# Butterfly Inlays Made Easy



## interpim (Dec 6, 2008)

Great review!


----------



## tenontim (Feb 24, 2008)

I have one of these too, and really like it. If you have access to someone with a laser cutting rig, you can design your own templates on AutoCad and have them cut out in some Lexan. If you don't have AutoCad, most shops will do it for a fee, if you provide the pattern. Just keep in mind the difference in size between the guide and the bushing.


----------



## TThomas (Dec 16, 2008)

thanks for the information….I'm looking at getting this as well….keep the reviews coming…good job


----------



## sbryan55 (Dec 8, 2007)

Thanks for the review. I have been meaning to try this and this review has been helpful.


----------



## Peteybadboy (Jan 23, 2013)

I just got one. Made a custom template out of 1/4" hardboard. Question….how deep should you make the hole? The bit can go very deep unless you get a different length bit. What depth works well for you?


----------



## knotscott (Feb 27, 2009)

> I just got one.

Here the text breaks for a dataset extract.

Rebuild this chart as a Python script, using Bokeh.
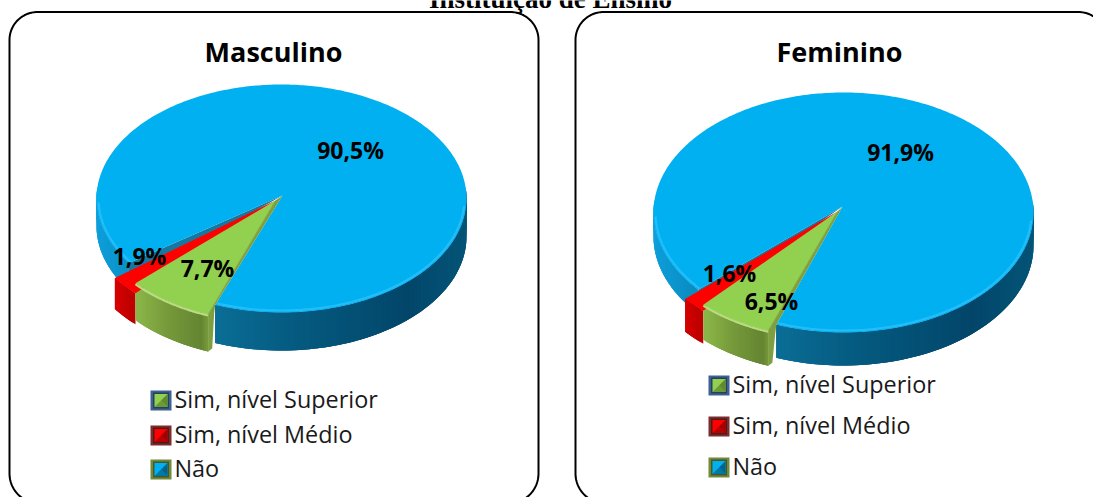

Made a custom template out of 1/4" hardboard. Question….how deep should you make the hole? The bit can go very deep unless you get a different length bit. What depth works well for you?
> 
> - Peteybadboy


Good question that I don't have a definitive answer for. I've generally gone in the range of 3/16" to 1/4", then sanded them flush, but it just seemed intuitively ok at that thickness, be it right or wrong. If the main material is thick enough, I see no reason you couldn't go deeper. You will find that those tiny 1/8" diameter cutters break pretty easily….go slow or take multiple lighter passes, or both.


----------



## Peteybadboy (Jan 23, 2013)

When I cut out the insert it does not fit. It requires a bit of sanding. With fragile inserts its difficult. Anyone else experience this?


----------